Et de poursuivre : “Il existe actuellement une résistance nationale à Ghaza et en Cisjordanie, au Sud Liban, en Irak et au Yémen. La Russie va avoir ce qu’elle veut en Ukraine en annexant les territoires qu’elle revendique. Les échanges commerciaux entre la Chine et l’Arabie Saoudite dépassent en valeur 100 milliards de dollars par an. Les Emirats sont l’un des principaux partenaires commerciaux de la Chine. Pékin a parrainé l’accord entre Ryad et Téhéran. L’Arabie Saoudite et les Emirats arabes unis sont membres des BRICS. Les arabes doivent tirer profit de cette situation et proposer des négociations sur de nouvelles bases en respectant les droits des Palestiniens”.


Il a souligné que les arabes, contrairement aux israéliens, ont toujours été favorables à la paix. Il a cité le livre “Paix ou guerre : les secrets des négociations israélo-arabes, 1917-1995”, paru aux éditions Stock à Paris, du journaliste français Charles Enderlin. L’après 7 octobre signifie; selon lui, le retour du dossier palestinien sur la scène international et l’échec du projet de “normalisation” diplomatique avec Israël porté par les Accords d’Abraham de septembre 2020.

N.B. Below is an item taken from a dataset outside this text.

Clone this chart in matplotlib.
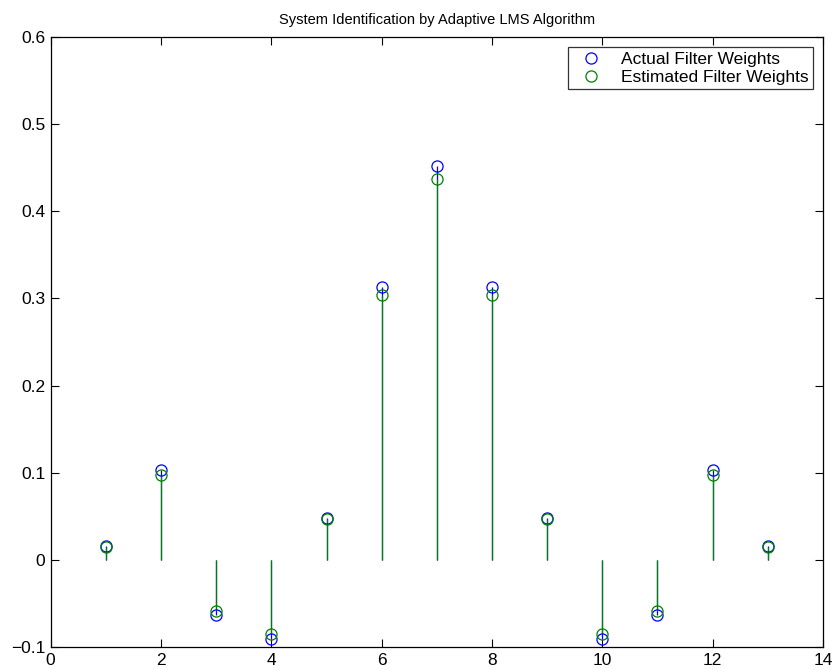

” Israël a perdu en 57 jours de guerre  60 milliards de dollars. Ces pertes financières peuvent être compensées par les Occidentaux mais le plus important est de constater qu’aux Etats Unis, les jeunes, au sein du Parti Démocrate, dénoncent “le coût élevé” d’Israël pour les américains et appellent à cesser de financer Tel Aviv et de lui envoyer des armes”, a souligné Sami Kleib.